Les « autoproclamés progressifs » pouvaient s’arroger la place de gardien de la bonne parole de gauche sur l’éducation, en dénigrant comme passéistes ou comme personnes contre l’égalité des chances, celles et ceux qui contestaient.

Les dirigeants de l’Education nationale pouvaient communiquer vers le grand public qu’ils agissaient et appliquer leur technique pour faire taire les enseignants. (Si un enseignant ou une enseignante disait qu’il ou elle n’y arrivait pas, on pouvait lui dire qu’il ou elle n’appliquait pas bien la méthode pédagogique miracle, en réalité inefficace. Il ou elle comprenait que son intérêt était de se taire et faire au mieux dans le secret de sa classe.) Ce fut le mécanisme qui a abouti à une « perte de sens » sur le système éducation. Il a permis d'atténuer les protestations quand le nombre d'élèves par classe augmentait.
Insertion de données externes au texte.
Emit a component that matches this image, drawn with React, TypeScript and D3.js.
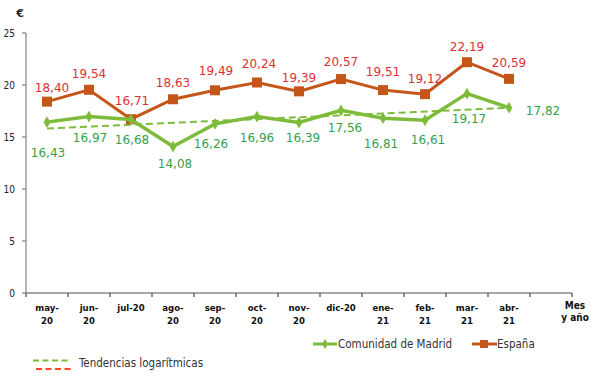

Vers 2015, une prise de conscience s’est faite, très certainement grâce aux réseaux sociaux qui permettaient à chaque enseignant de décrire la réalité telle qu’il ou elle la vivait. La diversité des situations d’enseignement est telle, qu’il n’est pas possible de trouver une pédagogie universelle.

La parution du résultat de l’enquête PISA 2015 qui constatait un l’impact négatif de démarche d’investigation en science qui faisait référence en France depuis 1999, a également aidé. (Volume 2 paru en mai 2017).

Le paradigme a changé. La bonne manière de procéder est devenu de considérer l’enseignant comme un expert qui s’adaptait au contexte pour faire avancer sa classe en général et chaque élève en particulier. Le focus s’est déplacé de la recherche de la pédagogie miracle à l’amélioration de la gouvernance du système éducatif. La gouvernance consiste à clarifier les missions et organiser la délégation au bon niveau avec les moyens adéquats.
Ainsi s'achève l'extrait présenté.